En Narbonnaise, les pressoirs sont semblables à ceux de la péninsule italienne, de conception déjà ancienne : un gros tronc d'arbre est maintenu en position horizontale, et l'une des ses extrémités est fixée au moyen de cales tandis que l'autre est abaissée et élevée par des câbles reliés à un système de poulies. Le poids du tronc, sous l'effet du mouvement de levier, écrase le marc de raisin.

Un second modèle de pressoir, à levier et contrepoids, probablement d'origine grecque, se diffuse dans cette même région au début de l'Empire : le treuil permettant de mobiliser le tronc de l'arbre est fixé à un bloc de pierre qui se soulève. Ce modèle sera amélioré aux IIe et IIIe siècles, le treuil et les câbles étant alors remplacés par une vis verticale. En allégeant l'intervention humaine, cette innovation permet d'accroître le rendement, de gagner du temps, et présente l'avantage d'être plus fiable en termes de sécurité.

Le saviez-vous ?

Marc et moût

Le marc de raisin désigne le résidu des raisins une fois pressés et leur jus extrait. C'est de ce résidu que l'on tire, par distillation, l'eau-de-vie.

Le moût désigne le jus doux de raisin obtenu à l'issue du foulage ou du pressurage, avant sa fermentation.

La vinification dans les dolia enterrées

Le processus de vinification proprement dit débute une fois le raisin pressé et le moût mis en cuve. En Narbonnaise méridionale, les dolia, immenses jarres d'argiles, étaient enterrées et maintenues par un remblai. Ceci présentait l'avantage d'empêcher qu'elles ne se brisent et permettait leur remplissage au moyen d'un tuyau. Mais surtout, l'enfouissement de ces jarres offrait des conditions idéales pour la conservation du précieux breuvage, la masse de terre absorbant les écarts de température extérieure, mais aussi ceux liés au dégagement calorique lors de la fermentation des levures et de la transformation du sucre en alcool.
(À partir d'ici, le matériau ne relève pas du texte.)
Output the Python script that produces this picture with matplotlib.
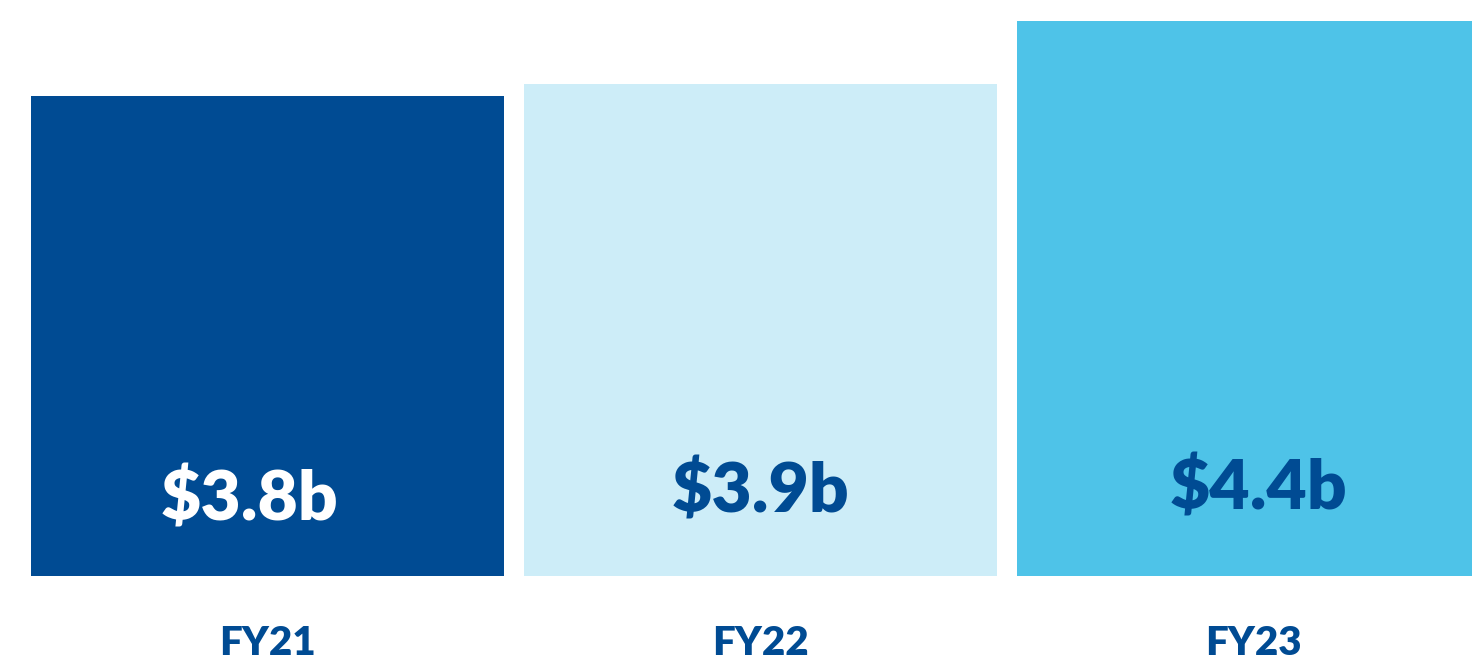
import matplotlib.pyplot as plt

# 資料
years = ['FY21', 'FY22', 'FY23']
values = [3.8, 3.9, 4.4]
value_labels = ['$3.8b', '$3.9b', '$4.4b']
bar_colors = ['#004B93', '#CDEDF8', '#4EC3E8']
text_colors = ['#FFFFFF', '#004B93', '#004B93']
dark_blue = '#004B93'

plt.rcParams['font.family'] = ['Lato', 'DejaVu Sans']

fig = plt.figure(figsize=(14.72, 6.63), dpi=100)
ax = fig.add_axes([0, 87 / 663, 1, 576 / 663])  # 下方留給年份標籤

px_per_unit = 126.2  # 每單位高度的像素
ax.set_ylim(0, 576 / px_per_unit)
ax.set_xlim(-267.5 / 493, (1472 - 267.5) / 493)
ax.axis('off')

x = list(range(len(years)))
ax.bar(x, values, width=473 / 493, color=bar_colors, linewidth=0)

# 數值標籤的微調位置 (x偏移, 基線高度)
nudges = [(-0.037, 0.44), (0.0, 0.50), (0.01, 0.53)]
for i in x:
    dx, y = nudges[i]
    ax.text(i + dx, y, value_labels[i], ha='center', va='baseline',
            fontsize=50, fontweight='heavy', color=text_colors[i])
    ax.text(i, -0.626, years[i], ha='center', va='baseline',
            fontsize=29, fontweight='heavy', color=dark_blue, clip_on=False)

fig.savefig('out.png', dpi=100)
Seul inconvénient, ces dolia en argile étaient des récipients poreux, qu'il fallait donc étanchéifier au moyen d'un enduit de poix végétale bouillant, obtenu à partir d'un résineux. Enduire ces grandes jarres représentait un travail fastidieux et considérable qui devait être renouvelé chaque année. Conséquence inévitable : le vin héritait d'une saveur de poix caractéristique, proche de celle d'une fumée, voire de goudron ! Tant et si bien que certains consommateurs habitués à ce goût allaient jusqu'à demander des vins spécialement additionnés de poix !

Le saviez-vous ?

Dolium, pluriel dolia

Les dolia étaient d’énormes jarres en céramique destinées au stockage et pouvant contenir des liquides (vin, huile) ou des solides (céréales). Une fois qu'elles étaient installées, leur poids interdisait de les déplacer. Elles étaient en outre fragiles et cassaient facilement.  

Les dolia pouvaient être enterrées et servir ainsi de grenier, tout comme être utilisées pour le transport du vin en vrac par bateau.

Le vieillissement accéléré du vin

Les Anciens appréciaient particulièrement les vins blancs. Avant de boire les plus grands crus d'Italie, il fallait attendre plusieurs années : cinq ans pour le vin de Nomentum, dix ans pour le vin de Sabine, une vingtaine d'années pour le Falerne, et pas moins de vingt-cinq ans pour le vin de Sorrente.

Pour les autres vins, et sans doute afin de réduire l'attente, les Romains avaient mis au point des procédés permettant de donner à des vins plus jeunes le goût de ceux qui avaient vieilli pendant de longues années. Au cours de la vinification, diverses substances étaient ajoutées, cuites et broyées, en très petites quantités, ce qui permettait de « faire vieillir un moût sans force », selon l'agronome Columelle, à qui l'on doit une recette de ce procédé.

Le fenugrec (Trigonella foenum grecum, ou « foin grec ») est l'un des ingrédients majeurs de cette recette : on a découvert depuis que la molécule responsable de ce goût caractéristique, le sotolon, plutôt rare à l'état naturel, est justement présente dans la plante. Les anciens vinificateurs avaient bien trouvé le moyen de faire vieillir, avec l'ingrédient idéal, des vins qu'il eût fallu élever des années pour obtenir le même goût !

Une expérience associant archéologue, historien et vigneron a consisté à préparer une cuvée produite à partir d'un moût issu d'un cépage blanc (de l'ugni) auquel on a ajouté du fénugrec : il s'est avéré que la recette de Columelle donnait un vin proche du Xérès ou d'un vin jaune du Jura.

Le saviez-vous ?

Sotolon

Le sotolon est une molécule qui se développe au cours du processus de vinification. Il est responsable des notes de noisette et de curry qui, associées à d'autres arômes, caractérisent les vins jaunes. Des températures de caves élevées en été et froides en hiver favorisent son développement.
Après la mise en bouteille, le sotolon continue à se former. On trouve cette molécule dans les vins liquoreux, le porto, le tokay et le jerez et en très fortes concentrations, dans le vin jaune.